◆ **Direction**:
Up to and including the line with "ax.plot([v, v], [ytop, bottom", write out the listing from its first line, minus the pictures.

◆ **Records supplied**:
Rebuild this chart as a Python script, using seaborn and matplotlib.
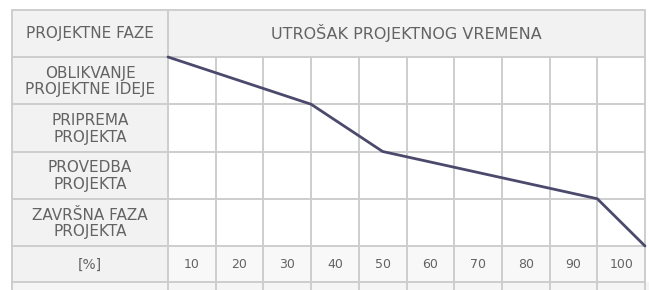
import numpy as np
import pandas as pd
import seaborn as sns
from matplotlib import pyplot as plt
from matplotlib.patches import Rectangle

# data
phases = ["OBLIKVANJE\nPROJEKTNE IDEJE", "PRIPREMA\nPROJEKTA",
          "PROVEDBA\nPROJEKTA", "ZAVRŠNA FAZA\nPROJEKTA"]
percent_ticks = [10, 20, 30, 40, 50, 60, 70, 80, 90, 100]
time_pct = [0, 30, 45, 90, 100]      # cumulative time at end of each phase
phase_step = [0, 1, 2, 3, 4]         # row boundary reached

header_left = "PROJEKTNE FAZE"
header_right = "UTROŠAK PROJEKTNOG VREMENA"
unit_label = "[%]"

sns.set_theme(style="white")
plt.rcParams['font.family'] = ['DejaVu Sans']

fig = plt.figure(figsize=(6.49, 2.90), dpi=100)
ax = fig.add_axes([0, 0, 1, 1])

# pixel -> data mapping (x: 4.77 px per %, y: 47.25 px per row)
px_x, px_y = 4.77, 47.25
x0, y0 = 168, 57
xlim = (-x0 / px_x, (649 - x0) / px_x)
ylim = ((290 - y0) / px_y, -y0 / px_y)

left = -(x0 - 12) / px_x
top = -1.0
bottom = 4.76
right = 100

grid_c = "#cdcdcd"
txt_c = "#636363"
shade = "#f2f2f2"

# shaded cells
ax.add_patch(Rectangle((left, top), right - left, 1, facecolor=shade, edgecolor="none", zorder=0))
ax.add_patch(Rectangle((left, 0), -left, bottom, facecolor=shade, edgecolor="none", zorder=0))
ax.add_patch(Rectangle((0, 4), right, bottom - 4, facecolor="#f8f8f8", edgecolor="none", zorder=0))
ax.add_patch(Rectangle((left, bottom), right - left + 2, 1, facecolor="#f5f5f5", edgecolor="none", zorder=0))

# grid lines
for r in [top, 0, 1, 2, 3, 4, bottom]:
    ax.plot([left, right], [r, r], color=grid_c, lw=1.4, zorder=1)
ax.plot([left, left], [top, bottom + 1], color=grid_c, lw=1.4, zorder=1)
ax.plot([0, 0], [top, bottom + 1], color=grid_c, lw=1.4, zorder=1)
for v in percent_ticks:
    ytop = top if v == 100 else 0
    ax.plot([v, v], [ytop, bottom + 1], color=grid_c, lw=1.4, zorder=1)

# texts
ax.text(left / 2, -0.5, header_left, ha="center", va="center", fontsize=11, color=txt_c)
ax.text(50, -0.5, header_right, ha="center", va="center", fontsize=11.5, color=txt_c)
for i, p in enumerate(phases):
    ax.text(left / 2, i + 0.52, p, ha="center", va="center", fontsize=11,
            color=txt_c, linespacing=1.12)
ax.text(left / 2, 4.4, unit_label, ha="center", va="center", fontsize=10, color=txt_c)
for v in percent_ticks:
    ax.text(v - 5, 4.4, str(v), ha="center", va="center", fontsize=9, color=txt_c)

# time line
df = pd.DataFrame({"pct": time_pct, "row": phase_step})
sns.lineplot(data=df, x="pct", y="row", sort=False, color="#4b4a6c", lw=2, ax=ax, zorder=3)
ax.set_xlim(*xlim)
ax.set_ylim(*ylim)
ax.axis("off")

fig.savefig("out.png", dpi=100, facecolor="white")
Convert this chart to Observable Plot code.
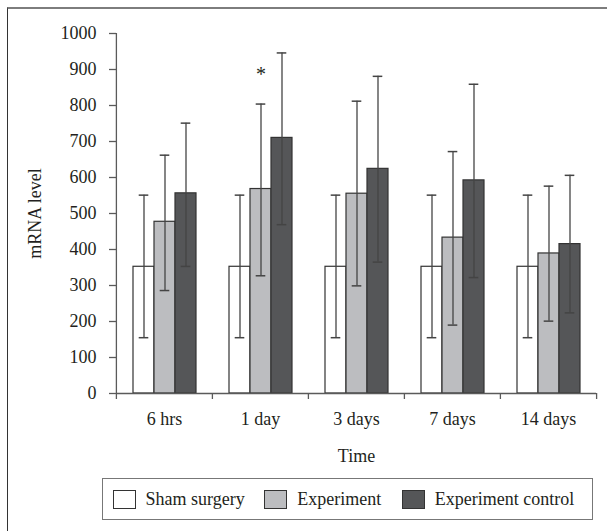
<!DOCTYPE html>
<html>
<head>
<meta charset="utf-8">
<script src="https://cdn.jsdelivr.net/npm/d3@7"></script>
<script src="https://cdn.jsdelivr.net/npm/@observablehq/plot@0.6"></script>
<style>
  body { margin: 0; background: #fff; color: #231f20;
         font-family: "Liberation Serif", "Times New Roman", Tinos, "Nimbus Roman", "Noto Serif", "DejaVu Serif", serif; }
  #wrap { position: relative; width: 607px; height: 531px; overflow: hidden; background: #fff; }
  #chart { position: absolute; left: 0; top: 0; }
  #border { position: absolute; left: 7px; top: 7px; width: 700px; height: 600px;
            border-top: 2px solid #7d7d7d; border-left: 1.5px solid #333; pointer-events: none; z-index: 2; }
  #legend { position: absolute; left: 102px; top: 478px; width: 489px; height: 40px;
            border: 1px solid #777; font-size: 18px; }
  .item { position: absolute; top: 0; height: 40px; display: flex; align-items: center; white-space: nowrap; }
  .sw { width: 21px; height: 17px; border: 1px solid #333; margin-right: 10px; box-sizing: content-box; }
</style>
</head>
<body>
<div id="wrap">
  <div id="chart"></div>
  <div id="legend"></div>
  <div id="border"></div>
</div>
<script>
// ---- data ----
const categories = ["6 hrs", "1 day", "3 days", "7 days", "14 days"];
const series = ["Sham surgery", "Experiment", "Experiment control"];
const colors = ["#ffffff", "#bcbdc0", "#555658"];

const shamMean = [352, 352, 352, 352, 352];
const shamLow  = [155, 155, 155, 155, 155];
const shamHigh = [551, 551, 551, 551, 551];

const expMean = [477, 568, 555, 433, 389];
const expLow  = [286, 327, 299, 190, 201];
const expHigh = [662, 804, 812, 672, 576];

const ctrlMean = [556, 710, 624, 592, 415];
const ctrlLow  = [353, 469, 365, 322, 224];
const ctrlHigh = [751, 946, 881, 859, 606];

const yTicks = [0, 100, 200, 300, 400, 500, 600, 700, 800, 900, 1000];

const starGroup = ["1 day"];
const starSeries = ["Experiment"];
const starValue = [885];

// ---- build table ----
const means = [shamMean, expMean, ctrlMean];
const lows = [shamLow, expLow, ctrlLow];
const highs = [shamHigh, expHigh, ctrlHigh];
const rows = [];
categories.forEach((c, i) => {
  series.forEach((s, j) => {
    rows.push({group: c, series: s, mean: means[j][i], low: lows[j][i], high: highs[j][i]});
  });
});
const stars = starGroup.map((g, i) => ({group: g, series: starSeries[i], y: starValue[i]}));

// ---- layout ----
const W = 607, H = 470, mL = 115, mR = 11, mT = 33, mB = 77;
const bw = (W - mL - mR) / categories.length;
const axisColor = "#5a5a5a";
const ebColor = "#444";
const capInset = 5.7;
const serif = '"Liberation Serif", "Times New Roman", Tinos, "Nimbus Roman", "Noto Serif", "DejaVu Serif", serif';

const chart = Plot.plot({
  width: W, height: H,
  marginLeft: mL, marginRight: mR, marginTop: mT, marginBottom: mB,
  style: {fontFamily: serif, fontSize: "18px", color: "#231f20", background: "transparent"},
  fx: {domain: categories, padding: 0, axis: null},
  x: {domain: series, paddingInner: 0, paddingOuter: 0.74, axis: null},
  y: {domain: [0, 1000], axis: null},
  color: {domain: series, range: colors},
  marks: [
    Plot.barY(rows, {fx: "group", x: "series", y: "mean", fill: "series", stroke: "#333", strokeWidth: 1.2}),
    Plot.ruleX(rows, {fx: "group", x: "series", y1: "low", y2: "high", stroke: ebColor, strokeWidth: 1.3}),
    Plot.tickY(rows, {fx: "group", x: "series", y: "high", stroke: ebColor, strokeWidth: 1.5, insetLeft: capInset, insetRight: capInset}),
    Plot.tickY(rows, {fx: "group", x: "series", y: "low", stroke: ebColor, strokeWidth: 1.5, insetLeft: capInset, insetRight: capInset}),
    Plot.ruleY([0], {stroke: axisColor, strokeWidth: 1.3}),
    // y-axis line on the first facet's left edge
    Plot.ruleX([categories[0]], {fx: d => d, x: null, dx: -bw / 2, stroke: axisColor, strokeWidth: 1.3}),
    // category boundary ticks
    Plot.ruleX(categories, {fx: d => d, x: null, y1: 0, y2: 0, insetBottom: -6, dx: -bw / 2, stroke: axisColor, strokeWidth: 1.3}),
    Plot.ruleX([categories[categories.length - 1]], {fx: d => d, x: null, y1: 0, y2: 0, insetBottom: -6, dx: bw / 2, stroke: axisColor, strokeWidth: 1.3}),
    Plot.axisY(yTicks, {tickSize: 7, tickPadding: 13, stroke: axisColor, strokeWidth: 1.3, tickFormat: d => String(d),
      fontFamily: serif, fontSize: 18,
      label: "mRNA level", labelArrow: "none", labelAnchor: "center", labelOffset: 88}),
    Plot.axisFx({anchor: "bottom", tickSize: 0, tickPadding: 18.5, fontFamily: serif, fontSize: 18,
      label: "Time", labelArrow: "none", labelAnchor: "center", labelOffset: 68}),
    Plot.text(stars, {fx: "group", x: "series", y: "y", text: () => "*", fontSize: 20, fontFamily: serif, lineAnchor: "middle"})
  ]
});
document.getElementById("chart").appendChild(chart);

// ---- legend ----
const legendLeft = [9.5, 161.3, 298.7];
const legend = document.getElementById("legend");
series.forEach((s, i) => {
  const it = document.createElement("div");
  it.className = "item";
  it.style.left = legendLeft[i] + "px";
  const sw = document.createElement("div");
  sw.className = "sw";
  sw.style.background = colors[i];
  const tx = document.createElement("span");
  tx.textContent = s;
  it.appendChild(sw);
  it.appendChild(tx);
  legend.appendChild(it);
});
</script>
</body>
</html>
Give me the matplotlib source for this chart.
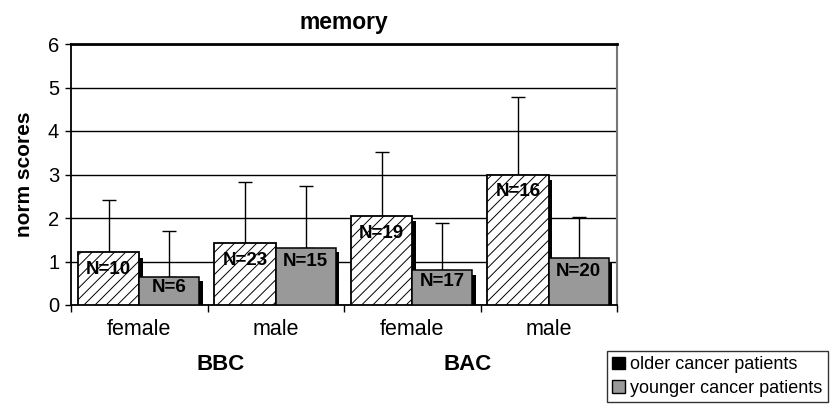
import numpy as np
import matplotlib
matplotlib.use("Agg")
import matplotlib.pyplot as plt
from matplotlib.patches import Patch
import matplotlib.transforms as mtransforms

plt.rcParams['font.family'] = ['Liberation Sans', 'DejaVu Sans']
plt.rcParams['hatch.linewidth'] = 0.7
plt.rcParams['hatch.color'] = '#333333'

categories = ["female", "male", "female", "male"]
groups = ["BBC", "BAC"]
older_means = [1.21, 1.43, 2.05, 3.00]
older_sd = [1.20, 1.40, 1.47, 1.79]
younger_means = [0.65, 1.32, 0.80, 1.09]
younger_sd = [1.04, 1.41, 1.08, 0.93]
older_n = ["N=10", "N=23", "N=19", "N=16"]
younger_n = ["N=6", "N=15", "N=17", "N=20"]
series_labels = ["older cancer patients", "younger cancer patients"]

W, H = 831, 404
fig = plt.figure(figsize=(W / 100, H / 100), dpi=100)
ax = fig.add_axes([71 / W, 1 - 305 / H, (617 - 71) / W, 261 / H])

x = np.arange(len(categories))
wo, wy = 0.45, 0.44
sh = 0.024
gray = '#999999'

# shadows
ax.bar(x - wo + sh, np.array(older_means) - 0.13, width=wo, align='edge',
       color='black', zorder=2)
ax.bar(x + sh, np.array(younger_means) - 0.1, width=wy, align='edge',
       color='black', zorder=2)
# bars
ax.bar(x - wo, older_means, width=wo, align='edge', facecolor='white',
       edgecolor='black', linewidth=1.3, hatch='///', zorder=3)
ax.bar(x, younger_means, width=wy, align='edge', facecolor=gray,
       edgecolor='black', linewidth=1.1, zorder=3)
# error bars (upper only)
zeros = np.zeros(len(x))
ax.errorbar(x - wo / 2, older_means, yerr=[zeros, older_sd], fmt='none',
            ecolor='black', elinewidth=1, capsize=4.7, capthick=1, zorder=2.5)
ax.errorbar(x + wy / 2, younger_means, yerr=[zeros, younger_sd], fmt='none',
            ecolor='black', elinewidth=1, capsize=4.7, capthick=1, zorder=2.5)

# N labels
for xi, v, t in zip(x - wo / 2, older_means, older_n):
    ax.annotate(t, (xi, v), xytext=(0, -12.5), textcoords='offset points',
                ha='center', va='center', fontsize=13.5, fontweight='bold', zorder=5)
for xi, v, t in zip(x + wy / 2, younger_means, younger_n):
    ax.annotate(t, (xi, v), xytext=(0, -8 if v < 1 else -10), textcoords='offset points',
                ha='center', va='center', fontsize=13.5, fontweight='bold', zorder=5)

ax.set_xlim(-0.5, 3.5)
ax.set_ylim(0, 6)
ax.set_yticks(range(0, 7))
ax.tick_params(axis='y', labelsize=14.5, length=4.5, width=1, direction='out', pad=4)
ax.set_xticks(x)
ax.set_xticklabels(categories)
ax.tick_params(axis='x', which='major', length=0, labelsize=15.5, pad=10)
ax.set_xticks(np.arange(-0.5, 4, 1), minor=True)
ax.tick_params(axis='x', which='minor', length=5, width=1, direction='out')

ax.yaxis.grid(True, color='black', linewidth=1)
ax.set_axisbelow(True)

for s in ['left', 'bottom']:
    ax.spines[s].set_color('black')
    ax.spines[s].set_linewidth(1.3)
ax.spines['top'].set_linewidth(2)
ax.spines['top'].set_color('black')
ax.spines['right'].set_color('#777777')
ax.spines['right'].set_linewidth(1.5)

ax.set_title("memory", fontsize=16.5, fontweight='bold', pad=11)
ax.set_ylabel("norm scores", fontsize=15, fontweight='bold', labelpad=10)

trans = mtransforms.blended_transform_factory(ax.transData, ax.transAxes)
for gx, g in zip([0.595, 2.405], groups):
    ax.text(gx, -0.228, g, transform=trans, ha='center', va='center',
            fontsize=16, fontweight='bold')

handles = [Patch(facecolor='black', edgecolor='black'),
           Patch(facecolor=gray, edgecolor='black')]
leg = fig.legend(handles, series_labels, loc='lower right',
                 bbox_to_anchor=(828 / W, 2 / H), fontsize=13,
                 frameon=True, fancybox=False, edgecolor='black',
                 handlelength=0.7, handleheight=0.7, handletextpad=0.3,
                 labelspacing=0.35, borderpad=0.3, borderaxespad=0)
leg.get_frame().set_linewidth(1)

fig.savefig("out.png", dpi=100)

◆ **Answer to the problem**:
Rebuild this chart as a Python script, using seaborn and matplotlib.
import numpy as np
import pandas as pd
import seaborn as sns
from matplotlib import pyplot as plt
from matplotlib.patches import Rectangle

# data
phases = ["OBLIKVANJE\nPROJEKTNE IDEJE", "PRIPREMA\nPROJEKTA",
          "PROVEDBA\nPROJEKTA", "ZAVRŠNA FAZA\nPROJEKTA"]
percent_ticks = [10, 20, 30, 40, 50, 60, 70, 80, 90, 100]
time_pct = [0, 30, 45, 90, 100]      # cumulative time at end of each phase
phase_step = [0, 1, 2, 3, 4]         # row boundary reached

header_left = "PROJEKTNE FAZE"
header_right = "UTROŠAK PROJEKTNOG VREMENA"
unit_label = "[%]"

sns.set_theme(style="white")
plt.rcParams['font.family'] = ['DejaVu Sans']

fig = plt.figure(figsize=(6.49, 2.90), dpi=100)
ax = fig.add_axes([0, 0, 1, 1])

# pixel -> data mapping (x: 4.77 px per %, y: 47.25 px per row)
px_x, px_y = 4.77, 47.25
x0, y0 = 168, 57
xlim = (-x0 / px_x, (649 - x0) / px_x)
ylim = ((290 - y0) / px_y, -y0 / px_y)

left = -(x0 - 12) / px_x
top = -1.0
bottom = 4.76
right = 100

grid_c = "#cdcdcd"
txt_c = "#636363"
shade = "#f2f2f2"

# shaded cells
ax.add_patch(Rectangle((left, top), right - left, 1, facecolor=shade, edgecolor="none", zorder=0))
ax.add_patch(Rectangle((left, 0), -left, bottom, facecolor=shade, edgecolor="none", zorder=0))
ax.add_patch(Rectangle((0, 4), right, bottom - 4, facecolor="#f8f8f8", edgecolor="none", zorder=0))
ax.add_patch(Rectangle((left, bottom), right - left + 2, 1, facecolor="#f5f5f5", edgecolor="none", zorder=0))

# grid lines
for r in [top, 0, 1, 2, 3, 4, bottom]:
    ax.plot([left, right], [r, r], color=grid_c, lw=1.4, zorder=1)
ax.plot([left, left], [top, bottom + 1], color=grid_c, lw=1.4, zorder=1)
ax.plot([0, 0], [top, bottom + 1], color=grid_c, lw=1.4, zorder=1)
for v in percent_ticks:
    ytop = top if v == 100 else 0
    ax.plot([v, v], [ytop, bottom + 1], color=grid_c, lw=1.4, zorder=1)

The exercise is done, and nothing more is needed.